**Goal of the exercise:** Skip the pictures. Set down, word for word, the lines from the start of the material up to and including the line with "y_lo = -(H - zero_px) / px_per_y".

**Supplied information:**
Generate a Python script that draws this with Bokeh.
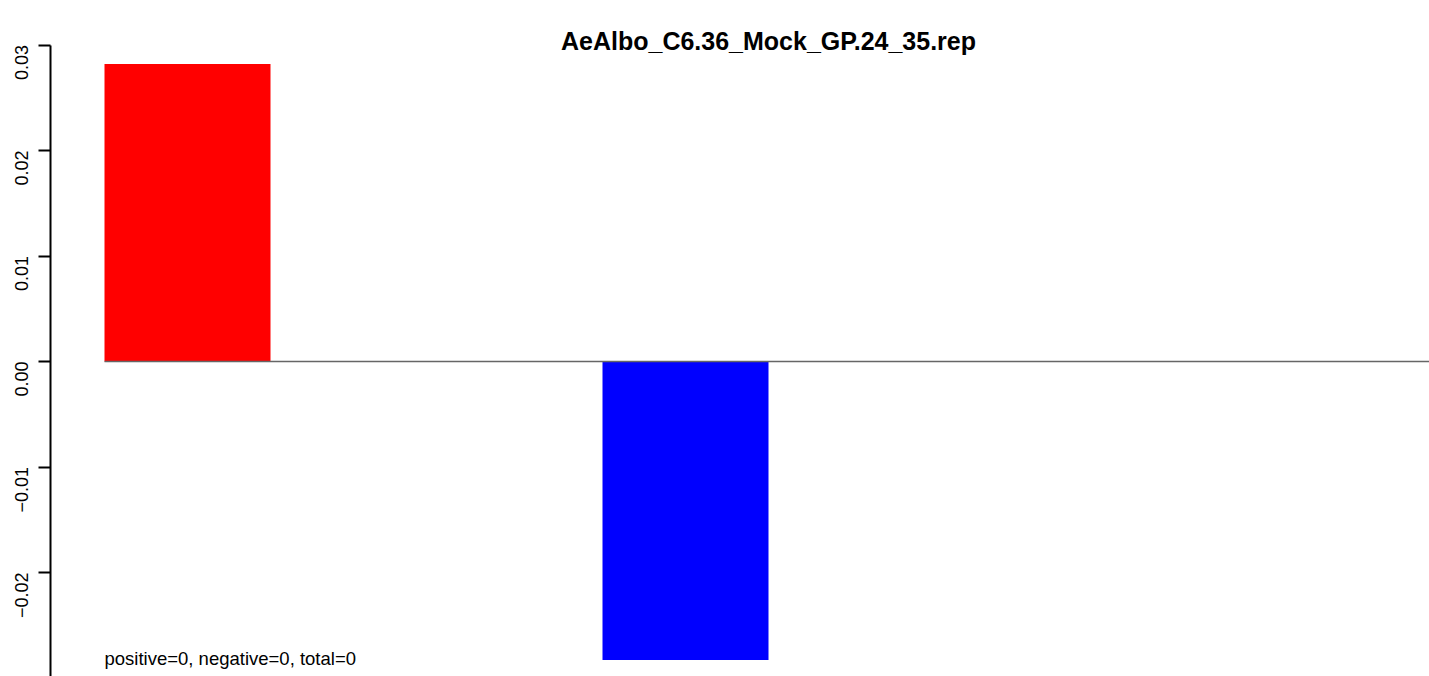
import math
from bokeh.plotting import figure
from bokeh.models import Range1d, Label, FixedTicker, CustomJSTickFormatter, ColumnDataSource
from bokeh.embed import file_html
from bokeh.resources import INLINE

# ---- data ----
title_text = "AeAlbo_C6.36_Mock_GP.24_35.rep"
categories = ["positive", "negative"]
values = [0.0282, -0.0283]
bar_colors = ["#FF0000", "#0000FF"]
y_ticks = [-0.03, -0.02, -0.01, 0.0, 0.01, 0.02, 0.03]
footer_text = "positive=0, negative=0, total=0"

# ---- layout ----
W, H = 1429, 676
left_border = 50
bar_width = 1.0
bar_step = 3.0
xs = [1.0 + bar_step * i for i in range(len(categories))]
px_per_x = 166.0
px_per_y = 10550.0
zero_px = 361.0
x_start = xs[0] - bar_width / 2 - 54.0 / px_per_x
x_end = x_start + (W - left_border) / px_per_x
y_hi = zero_px / px_per_y
y_lo = -(H - zero_px) / px_per_y

FONT = "Liberation Sans"

p = figure(width=W, height=H, output_backend="svg", toolbar_location=None,
           x_range=Range1d(x_start, x_end), y_range=Range1d(y_lo, y_hi),
           x_axis_location=None, min_border_left=left_border, min_border_right=0,
           min_border_top=0, min_border_bottom=0)
p.outline_line_color = None
p.xgrid.visible = False
p.ygrid.visible = False
p.background_fill_color = "white"
p.border_fill_color = "white"

src = ColumnDataSource(dict(x=xs, top=values, color=bar_colors, cat=categories))
p.vbar(x="x", top="top", bottom=0, width=bar_width, fill_color="color",
       line_color=None, source=src)

# zero line from the first bar's left edge to the right
p.segment(x0=[xs[0] - bar_width / 2], y0=[0], x1=[x_end + 1], y1=[0],
          line_color="#666666", line_width=1.3)

ax = p.yaxis[0]
ax.ticker = FixedTicker(ticks=y_ticks)
ax.formatter = CustomJSTickFormatter(code="""
    const s = Math.abs(tick).toFixed(2);
    return (tick < -1e-12 ? '\\u2212' : '') + s;
""")
ax.bounds = (y_ticks[0], y_ticks[-1])
ax.axis_line_width = 2
ax.axis_line_color = "black"
ax.major_tick_line_width = 2
ax.major_tick_out = 12
ax.major_tick_in = 0
ax.minor_tick_line_color = None
ax.major_label_orientation = math.pi / 2
ax.major_label_text_font = FONT
ax.major_label_text_font_size = "18px"
ax.major_label_text_color = "black"
ax.major_label_standoff = 17

# title
p.add_layout(Label(x=x_start + (768 - 50) / px_per_x, y=(zero_px - 40) / px_per_y,
                   text=title_text, text_align="center", text_baseline="alphabetic",
                   text_font=FONT, text_font_style="bold", text_font_size="25px",
                   text_color="black"))

# footer text
p.add_layout(Label(x=xs[0] - bar_width / 2, y=(zero_px - 658) / px_per_y, text=footer_text,
                   text_align="left", text_baseline="alphabetic",
                   text_font=FONT, text_font_size="18.5px", text_color="black"))

open("out.html", "w").write(file_html(p, INLINE))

**Solution to this task:**
Generate a Python script that draws this with Bokeh.
import math
from bokeh.plotting import figure
from bokeh.models import Range1d, Label, FixedTicker, CustomJSTickFormatter, ColumnDataSource
from bokeh.embed import file_html
from bokeh.resources import INLINE

# ---- data ----
title_text = "AeAlbo_C6.36_Mock_GP.24_35.rep"
categories = ["positive", "negative"]
values = [0.0282, -0.0283]
bar_colors = ["#FF0000", "#0000FF"]
y_ticks = [-0.03, -0.02, -0.01, 0.0, 0.01, 0.02, 0.03]
footer_text = "positive=0, negative=0, total=0"

# ---- layout ----
W, H = 1429, 676
left_border = 50
bar_width = 1.0
bar_step = 3.0
xs = [1.0 + bar_step * i for i in range(len(categories))]
px_per_x = 166.0
px_per_y = 10550.0
zero_px = 361.0
x_start = xs[0] - bar_width / 2 - 54.0 / px_per_x
x_end = x_start + (W - left_border) / px_per_x
y_hi = zero_px / px_per_y
y_lo = -(H - zero_px) / px_per_y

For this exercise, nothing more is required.